Suit Against VIP-Motorcades Reaches European Court
Ufa resident Yevgenii Kareev, who sued the Bashkir and Russian governments for illegally blocking streets to let the motorcades of senior officials pass, has sent a similar appeal to the Strasbourg-based European Court of Human Rights, RosBalt reported on 30 April. Kareev told the news agency that the "possibilities for considering the controversial issue in the courts of the Russian Federation are over." Kareev said that, between February and April, he filed five lawsuits to different courts, but they all refused to consider the cases. Kareev said that the refusals were "evidence that Russia's judicial power depended on the executive." In his appeal to the Strasbourg court, he demanded that the Russian authorities pay him 100,000 euros ($112,534) in compensation.

Bashneft Says Minor Shareholders' Representatives Eligible For New Board Of Directors
Nail Rizvanov, an adviser to the Bashneft general director, denied reports that representatives of the company's minor shareholders were prevented from taking part in the 28 April shareholders meeting (see "RFE/RL Tatar-Bashkir Report," 29 and 30 April 2003), saying that all shareholders had enough time to complete the registration procedure. Rizvanov said independent candidates of minority shareholders -- Vostok Nafta Executive Director Alex Williams and Basic Element metals group Executive Director David Geovanis -- were included in the list of candidates for a new board of directors. Rizvanov added that information on election results will be available in two weeks, after the voting protocol is confirmed, in accordance with the law on joint-stock companies. Currently the Bashneft board of directors is headed by the son of the Bashkir president, Ural Rakhimov. The Bashkir government controls some 85 percent of the oil company.

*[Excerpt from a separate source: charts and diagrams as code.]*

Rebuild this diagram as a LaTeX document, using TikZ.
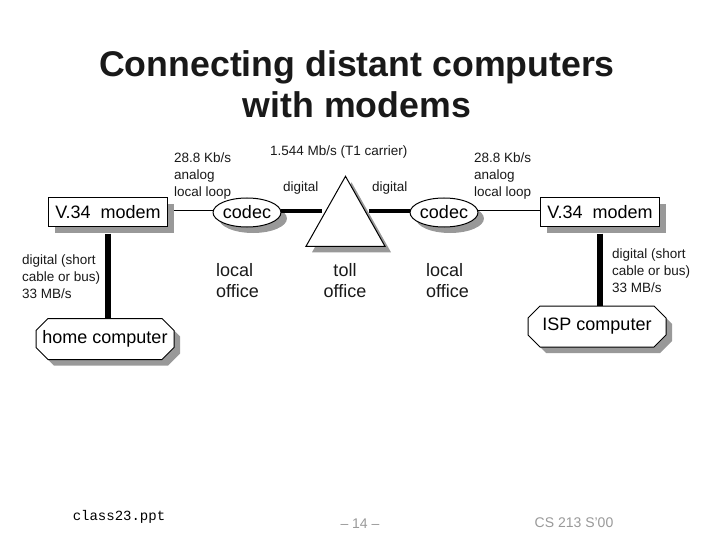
\documentclass[tikz,border=0pt]{standalone}
\usepackage{fontspec}
\setmainfont{Liberation Sans}
\newfontfamily\courierfont{Liberation Mono}
\usetikzlibrary{positioning}
\usetikzlibrary{shadows}
\usetikzlibrary{shapes.geometric}
\definecolor{mgray}{rgb}{0.6, 0.6, 0.6}
\definecolor{mtext}{rgb}{0.1, 0.1, 0.1}
\tikzset{castshadow/.style = {drop shadow={shadow xshift=6pt, shadow yshift=-6pt, fill=mgray, opacity=1}},
         modembox/.style = {draw, fill=white, castshadow, line width=1pt, inner sep=0pt,
                            minimum width=119pt, minimum height=29pt, font=\fontsize{18}{21}\selectfont},
         codecoval/.style = {ellipse, draw, fill=white, castshadow, line width=1pt, inner sep=0pt,
                             minimum width=60pt, minimum height=29pt, font=\fontsize{18}{21}\selectfont},
         hostedge/.style = {draw, fill=white, castshadow, line width=1pt},
         hostbox/.style = {inner sep=0pt, minimum width=138pt, minimum height=41pt, font=\fontsize{18}{21}\selectfont},
         tollshape/.style = {isosceles triangle, isosceles triangle stretches, shape border rotate=90,
                             draw, fill=white, castshadow, line width=1pt, inner sep=0pt,
                             minimum width=79pt, minimum height=70pt},
         smalllabel/.style = {anchor=west, align=left, inner sep=0pt, text=mtext, font=\fontsize{13.5}{17}\selectfont},
         officelabel/.style = {align=left, inner sep=0pt, text=mtext, font=\fontsize{18}{21}\selectfont},
         footlabel/.style = {inner sep=0pt, text=mgray, font=\fontsize{14}{17}\selectfont},
         thinlink/.style = {line width=1pt},
         widelink/.style = {line width=3.5pt},
         buslink/.style = {line width=6pt}}
\newcommand{\hostoutline}[2]{\path [hostedge, shift={(#1, #2)}] (-57, -20.5) -- (57, -20.5) -- (69, -8.5) -- (69, 8.5) -- (57, 20.5) -- (-57, 20.5) -- (-69, 8.5) -- (-69, -8.5) -- cycle;}

\begin{document}
\begin{tikzpicture}[x=1pt, y=-1pt]
      \useasboundingbox (0, 0) rectangle (720, 540);

      \node [font=\fontsize{35.7}{41}\bfseries\selectfont, align=center, text=mtext] (title) at (357, 84) {Connecting distant computers\\with modems};

      \hostoutline{105}{339}
      \hostoutline{597}{326.5}

      \node [modembox] (modemleft) at (108, 212.5) {V.34\ \ modem};
      \node [modembox] (modemright) at (600, 212.5) {V.34\ \ modem};
      \node [codecoval] (codecleft) at (247, 212.5) {codec};
      \node [codecoval] (codecright) at (444, 212.5) {codec};
      \node [tollshape, anchor=apex] (toll) at (345.5, 175) {};
      \node [hostbox] (home) at (105, 339) {home computer};
      \node [hostbox] (isp) at (597, 326.5) {ISP computer};

      \draw [thinlink, shorten <=6pt] (modemleft.east |- toll.left side) -- (codecleft.west |- toll.left side);
      \draw [thinlink] (codecright.east |- toll.right side) -- (modemright.west |- toll.right side);
      \draw [widelink, shorten >=3pt] (codecleft.east |- toll.left side) -- (toll.left side);
      \draw [widelink, shorten >=3pt] (codecright.west |- toll.right side) -- (toll.right side);
      \draw [buslink, shorten <=6pt] (modemleft.south) -- (home.north -| modemleft.south);
      \draw [buslink, shorten <=6pt] (modemright.south) -- (isp.north -| modemright.south);

      \node [smalllabel] (loopleft) at (174, 176) {28.8 Kb/s\\analog\\local loop};
      \node [smalllabel] (loopright) at (474, 176) {28.8 Kb/s\\analog\\local loop};
      \node [smalllabel] (carrier) at (270, 152) {1.544 Mb/s (T1 carrier)};
      \node [smalllabel] (digitalleft) at (283, 188) {digital};
      \node [smalllabel] (digitalright) at (372, 188) {digital};
      \node [smalllabel] (busleft) at (22, 277) {digital (short\\cable or bus)\\33 MB/s};
      \node [smalllabel] (busright) at (612, 271) {digital (short\\cable or bus)\\33 MB/s};

      \node [officelabel, anchor=west] (officeleft) at (216, 281) {local\\office};
      \node [officelabel, align=center] (officemid) at (345, 281) {toll\\office};
      \node [officelabel, anchor=west] (officeright) at (426, 281) {local\\office};

      \node [footlabel, text=black, font=\fontsize{14}{17}\courierfont\selectfont] (filename) at (119, 517) {class23.ppt};
      \node [footlabel] (pagenum) at (360, 524) {-- 14 --};
      \node [footlabel] (course) at (574, 523) {CS 213 S'00};
    \end{tikzpicture}
\end{document}
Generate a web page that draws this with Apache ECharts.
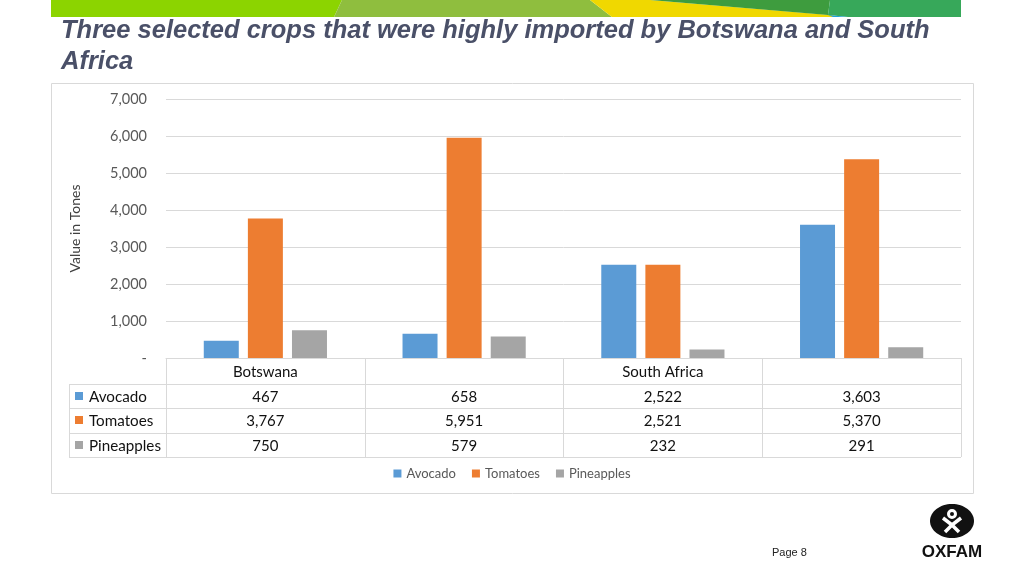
<!DOCTYPE html>
<html>
<head>
<meta charset="utf-8">
<script src="https://cdn.jsdelivr.net/npm/echarts@6/dist/echarts.min.js"></script>
<style>
  html, body { margin: 0; padding: 0; background: #fff; }
  #chart { width: 1024px; height: 576px; }
</style>
</head>
<body>
<div id="chart"></div>
<script>
// data
var categories = ['Botswana', '', 'South Africa', ''];
var avocado = [467, 658, 2522, 3603];
var tomatoes = [3767, 5951, 2521, 5370];
var pineapples = [750, 579, 232, 291];
var seriesNames = ['Avocado', 'Tomatoes', 'Pineapples'];
var colors = ['#5b9bd5', '#ed7d31', '#a5a5a5'];
var yTicks = [0, 1000, 2000, 3000, 4000, 5000, 6000, 7000];

var txtFont = 'Lato';
var gridCol = '#d9d9d9';

function fmt(v) {
    if (v === 0) return '-';
    return String(v).replace(/\B(?=(\d{3})+(?!\d))/g, ',');
}

var chart = echarts.init(document.getElementById('chart'));

var rows = [avocado, tomatoes, pineapples];
var rowOffsets = [25, 49, 74];

// table value rows are extra x axes under the plot
var extraAxes = rows.map(function (arr, k) {
    return {
        type: 'category',
        position: 'bottom',
        offset: rowOffsets[k],
        data: categories,
        axisLine: { show: false },
        axisTick: { show: false },
        axisLabel: {
            interval: 0,
            margin: 7,
            fontFamily: txtFont,
            fontSize: 15,
            color: '#111',
            formatter: function (v, i) { return fmt(arr[i]); }
        }
    };
});

// table row headers + grid lines (layout only)
var tableGraphics = [];
var rowLines = [384, 408, 433, 457];
rowLines.forEach(function (y) {
    tableGraphics.push({
        type: 'line', silent: true,
        shape: { x1: 69, y1: y + 0.5, x2: 961, y2: y + 0.5 },
        style: { stroke: gridCol, lineWidth: 1 }
    });
});
tableGraphics.push({
    type: 'line', silent: true,
    shape: { x1: 69.5, y1: 384, x2: 69.5, y2: 457 },
    style: { stroke: gridCol, lineWidth: 1 }
});
var rowCenters = [396, 420, 445];
seriesNames.forEach(function (n, k) {
    tableGraphics.push({
        type: 'rect', silent: true,
        shape: { x: 75, y: rowCenters[k] - 4, width: 8, height: 8 },
        style: { fill: colors[k] }
    });
    tableGraphics.push({
        type: 'text', silent: true,
        x: 89, y: rowCenters[k] + 1,
        style: {
            text: n, fontFamily: txtFont, fontSize: 15.2, fill: '#111',
            verticalAlign: 'middle'
        }
    });
});

var option = {
    animation: false,
    color: colors,
    grid: { left: 166, right: 63, top: 99, bottom: 218 },
    legend: {
        bottom: 91,
        left: 'center',
        icon: 'rect',
        itemWidth: 8,
        itemHeight: 8,
        itemGap: 16,
        textStyle: { fontFamily: txtFont, fontSize: 13, color: '#595959' },
        data: seriesNames
    },
    xAxis: [{
        type: 'category',
        data: categories,
        axisLine: { lineStyle: { color: gridCol } },
        axisTick: { show: true, interval: 0, length: 99, lineStyle: { color: gridCol } },
        axisLabel: {
            interval: 0, margin: 7,
            fontFamily: txtFont, fontSize: 15, color: '#111'
        }
    }].concat(extraAxes),
    yAxis: {
        type: 'value',
        min: 0,
        max: yTicks[yTicks.length - 1],
        interval: 1000,
        name: 'Value in Tones',
        nameLocation: 'middle',
        nameGap: 84,
        nameRotate: 90,
        nameTextStyle: { fontFamily: txtFont, fontSize: 14, color: '#404040' },
        axisLine: { show: false },
        axisTick: { show: false },
        splitLine: { lineStyle: { color: gridCol } },
        axisLabel: {
            margin: 19,
            fontFamily: txtFont, fontSize: 14.5, color: '#595959',
            formatter: function (v) { return fmt(v); }
        }
    },
    series: [
        { name: seriesNames[0], type: 'bar', data: avocado, barWidth: 35, barGap: '26%' },
        { name: seriesNames[1], type: 'bar', data: tomatoes, barWidth: 35, barGap: '26%' },
        { name: seriesNames[2], type: 'bar', data: pineapples, barWidth: 35, barGap: '26%' }
    ],
    graphic: [
        // top banner strip
        { type: 'polygon', silent: true, shape: { points: [[51, 0], [342, 0], [334, 17], [51, 17]] }, style: { fill: '#8cd400' } },
        { type: 'polygon', silent: true, shape: { points: [[342, 0], [590, 0], [612, 17], [334, 17]] }, style: { fill: '#8fbe3e' } },
        { type: 'polygon', silent: true, shape: { points: [[590, 0], [650, 0], [830, 15], [840, 17], [612, 17]] }, style: { fill: '#f0d800' } },
        { type: 'polygon', silent: true, shape: { points: [[650, 0], [830, 0], [828, 15]] }, style: { fill: '#3e9c3e' } },
        { type: 'polygon', silent: true, shape: { points: [[830, 0], [961, 0], [961, 17], [848, 17], [828, 15]] }, style: { fill: '#37a85a' } },
        { type: 'polygon', silent: true, shape: { points: [[828, 15], [848, 17], [833, 17]] }, style: { fill: '#1ea0d8' } },
        // title
        {
            type: 'text', silent: true, x: 61, y: 15,
            style: {
                text: 'Three selected crops that were highly imported by Botswana and South\nAfrica',
                fontFamily: 'Liberation Sans', fontStyle: 'italic', fontWeight: 'bold',
                fontSize: 25.5, lineHeight: 31, fill: '#4a5068'
            }
        },
        // chart frame
        {
            type: 'rect', silent: true, z: -1,
            shape: { x: 51.5, y: 83.5, width: 922, height: 410 },
            style: { fill: 'none', stroke: gridCol, lineWidth: 1 }
        },
        // page number
        {
            type: 'text', silent: true, x: 772, y: 547,
            style: { text: 'Page 8', fontFamily: 'Liberation Sans', fontSize: 11, fill: '#222' }
        },
        // Oxfam logo
        { type: 'ellipse', silent: true, shape: { cx: 952, cy: 521, rx: 22, ry: 17 }, style: { fill: '#111' } },
        { type: 'circle', silent: true, shape: { cx: 952, cy: 514, r: 3.5 }, style: { fill: 'none', stroke: '#fff', lineWidth: 3 } },
        { type: 'polyline', silent: true, shape: { points: [[943, 518], [952, 525], [961, 518]] }, style: { stroke: '#fff', lineWidth: 3.5, fill: 'none' } },
        { type: 'polyline', silent: true, shape: { points: [[945, 532], [952, 525], [959, 532]] }, style: { stroke: '#fff', lineWidth: 3.5, fill: 'none' } },
        {
            type: 'text', silent: true, x: 952, y: 552,
            style: {
                text: 'OXFAM', fontFamily: 'Liberation Sans', fontWeight: 'bold', fontSize: 17,
                fill: '#111', align: 'center', verticalAlign: 'middle'
            }
        }
    ].concat(tableGraphics)
};

chart.setOption(option);
</script>
</body>
</html>
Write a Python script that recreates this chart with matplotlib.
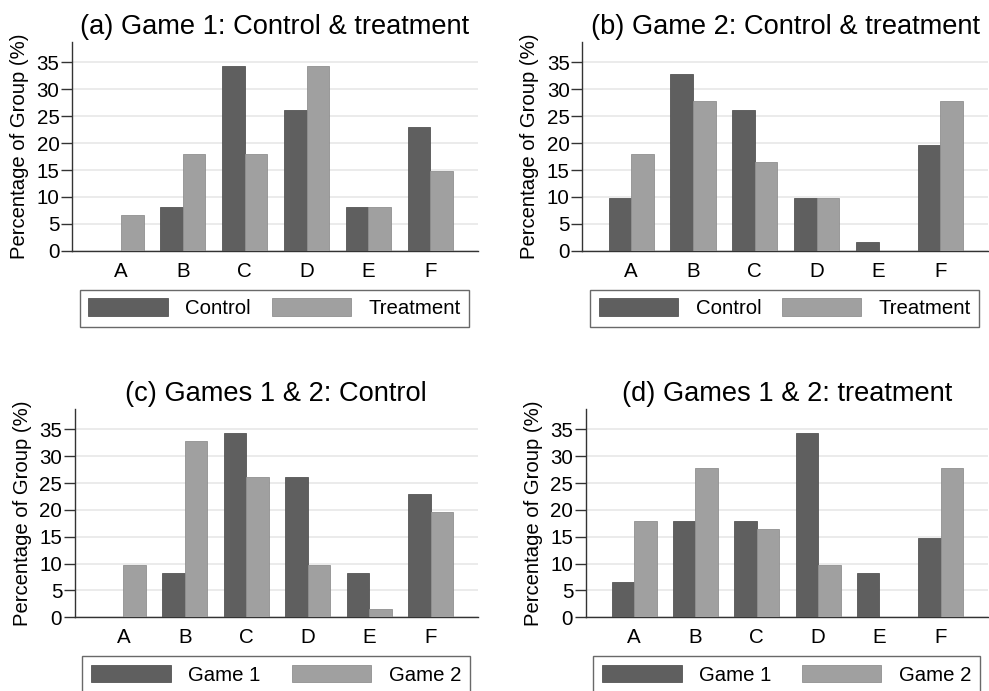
import numpy as np
import matplotlib
matplotlib.use('Agg')
import matplotlib.pyplot as plt

plt.rcParams['font.family'] = ['Liberation Sans', 'DejaVu Sans']

categories = ['A', 'B', 'C', 'D', 'E', 'F']
g1_control   = [0.0, 8.2, 34.4, 26.2, 8.2, 23.0]
g1_treatment = [6.6, 18.0, 18.0, 34.4, 8.2, 14.8]
g2_control   = [9.8, 32.8, 26.2, 9.8, 1.6, 19.7]
g2_treatment = [18.0, 27.9, 16.4, 9.8, 0.0, 27.9]
yticks = [0, 5, 10, 15, 20, 25, 30, 35]

DARK = '#5f5f5f'
LIGHT = '#a0a0a0'

W, H = 989, 691
fig = plt.figure(figsize=(W / 100, H / 100), dpi=100)

# axes boxes in pixels (left, top, width, height), top-left origin
boxes = [(72, 42, 406, 208.7), (582.3, 42, 405.7, 208.7),
         (74.7, 409, 403.3, 208.3), (585.7, 409, 402.3, 208.3)]
panels = [
    ('(a) Game 1: Control & treatment', g1_control, g1_treatment, 'Control', 'Treatment'),
    ('(b) Game 2: Control & treatment', g2_control, g2_treatment, 'Control', 'Treatment'),
    ('(c) Games 1 & 2: Control', g1_control, g2_control, 'Game 1', 'Game 2'),
    ('(d) Games 1 & 2: treatment', g1_treatment, g2_treatment, 'Game 1', 'Game 2'),
]

x = np.arange(len(categories))
bw = 0.366
for (px, py, pw, ph), (title, s1, s2, l1, l2) in zip(boxes, panels):
    ax = fig.add_axes([px / W, (H - py - ph) / H, pw / W, ph / H])
    ax.bar(x - bw / 2, s1, bw, color=DARK, edgecolor='#555555', linewidth=0.6, label=l1, zorder=3)
    ax.bar(x + bw / 2, s2, bw, color=LIGHT, edgecolor='#909090', linewidth=0.6, label=l2, zorder=3)
    ax.set_xlim(-0.79, 5.77)
    ax.set_ylim(0, 38.8)
    ax.set_yticks(yticks)
    ax.set_xticks(x)
    ax.set_xticklabels(categories)
    ax.tick_params(axis='y', labelsize=14.8, length=8, width=1, pad=1, color='#333333')
    ax.tick_params(axis='x', labelsize=14.8, length=0, pad=8)
    ax.grid(axis='y', color='#e8e8e8', linewidth=1.2, zorder=0)
    for side in ['top', 'right']:
        ax.spines[side].set_visible(False)
    for side in ['left', 'bottom']:
        ax.spines[side].set_color('#333333')
        ax.spines[side].set_linewidth(1)
    ax.set_ylabel('Percentage of Group (%)', fontsize=14.6)
    ax.yaxis.set_label_coords(-0.106, 0.5)
    ax.set_title(title, fontsize=19.6, pad=6)
    leg = ax.legend(loc='upper center', bbox_to_anchor=(0.019, -0.187, 0.96, 0.0),
                    mode='expand', ncol=2, fontsize=14.7, frameon=True, fancybox=False,
                    borderaxespad=0, handlelength=3.9, handleheight=0.95,
                    handletextpad=0.85, borderpad=0.42, edgecolor='#444444')
    leg.get_frame().set_linewidth(1)

plt.savefig('out.png', dpi=100)
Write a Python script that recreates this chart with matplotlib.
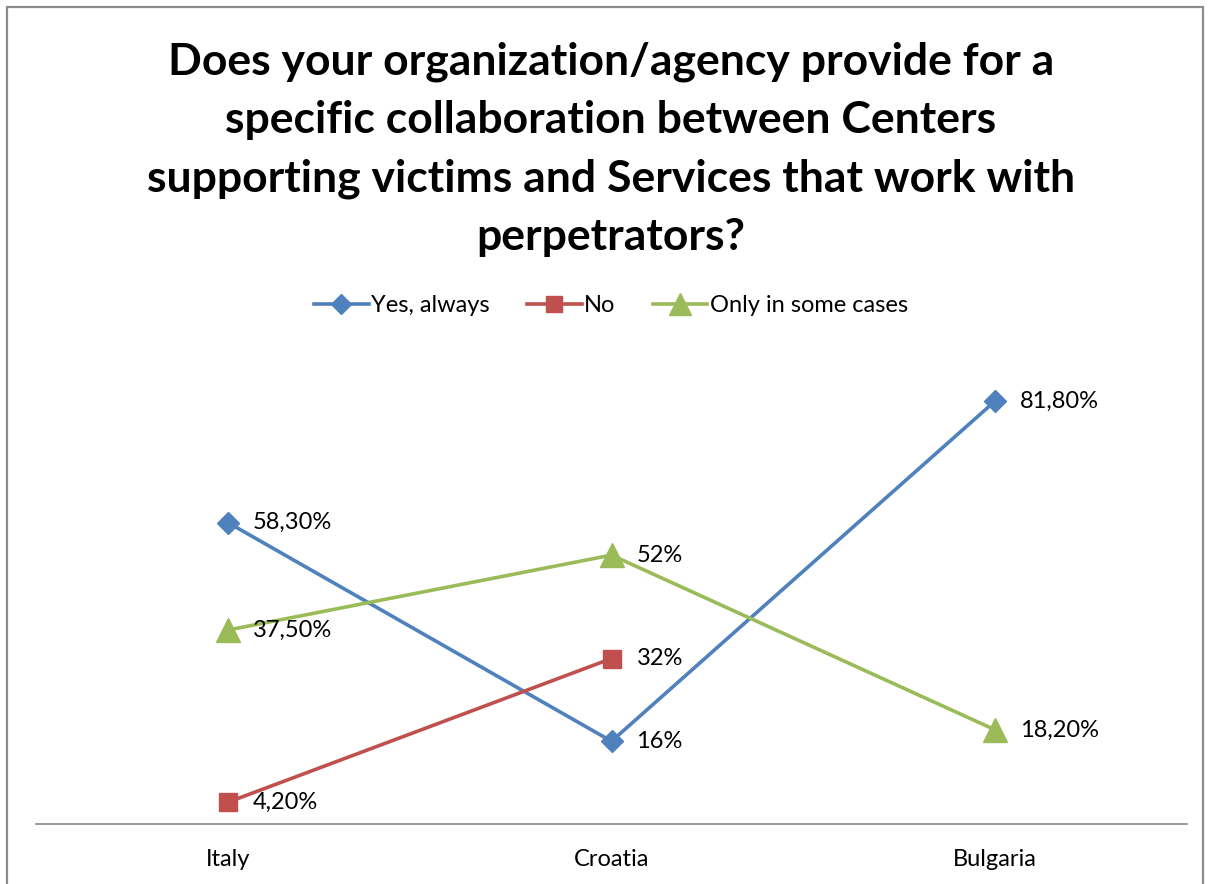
import matplotlib

matplotlib.use("Agg")

import matplotlib.pyplot as plt  # noqa: E402
from matplotlib.patches import Rectangle  # noqa: E402

plt.rcParams.update(
    {
        "font.family": ["Lato", "DejaVu Sans"],
        "figure.facecolor": "white",
        "axes.facecolor": "white",
    }
)

countries = ["Italy", "Croatia", "Bulgaria"]
yes_always = [58.3, 16.0, 81.8]
no = [4.2, 32.0]
some_cases = [37.5, 52.0, 18.2]

yes_labels = ["58,30%", "16%", "81,80%"]
no_labels = ["4,20%", "32%"]
some_labels = ["37,50%", "52%", "18,20%"]

title = (
    "Does your organization/agency provide for a\n"
    "specific collaboration between Centers\n"
    "supporting victims and Services that work with\n"
    "perpetrators?"
)

fig = plt.figure(figsize=(12.1, 8.84), dpi=100)

# thin grey frame around the chart area
fig.patches.append(
    Rectangle((7 / 1210, -0.01), 1196 / 1210, 1 - 7 / 884 + 0.01,
              transform=fig.transFigure, fill=False, edgecolor="#8c8c8c", linewidth=1.6)
)

ax = fig.add_axes([36 / 1210, 1 - 824 / 884, 1151 / 1210, (824 - 358.6) / 884])

series = [
    (yes_always, yes_labels, "Yes, always", "#4F81BD", "D", 11),
    (no, no_labels, "No", "#C0504D", "s", 13),
    (some_cases, some_labels, "Only in some cases", "#9BBB59", "^", 17),
]

for values, labels, name, color, marker, msize in series:
    xs = list(range(len(values)))
    ax.plot(xs, values, color=color, linewidth=2.6, marker=marker,
            markersize=msize, markeredgecolor=color, label=name)
    for x, v, lab in zip(xs, values, labels):
        ax.annotate(lab, (x, v), xytext=(18, 0), textcoords="offset points",
                    va="center", ha="left", fontsize=17, color="#000000")

ax.set_xlim(-0.5, 2.5)
ax.set_ylim(0, 90)
ax.set_xticks(range(len(countries)))
ax.set_xticklabels(countries, fontsize=17)
ax.tick_params(axis="x", length=0, pad=18)
ax.set_yticks([])
for side in ["top", "right", "left"]:
    ax.spines[side].set_visible(False)
ax.spines["bottom"].set_color("#868686")
ax.spines["bottom"].set_linewidth(1.2)

fig.text(0.505, 1 - 149 / 884, title, ha="center", va="center",
         fontsize=32, fontweight="bold", linespacing=1.55)

fig.legend(loc="center", bbox_to_anchor=(0.505, 1 - 306 / 884), ncol=3,
           frameon=False, fontsize=17, handlelength=2.3, handletextpad=0.1,
           columnspacing=1.6, markerscale=0.9)

fig.savefig("out.png", dpi=100)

Fire-Safety Regulations Widely Violated In Schools
Two thirds of Bashkortostan's kindergartens and secondary schools are not equipped with fire alarms and do not have fire extinguishers, RosBalt reported, citing the republic's Emergency Situations Ministry on 30 April. The data was revealed after checks were made by the fire department on the orders of the republican government. The majority of schools built from wood were not protected from fire or lightening strikes. Many schools had immovable metal bars on windows, in violation of safety regulations. Thirty-six fires occurred in the republic's educational institutions in 2002 and another eight have taken place this year.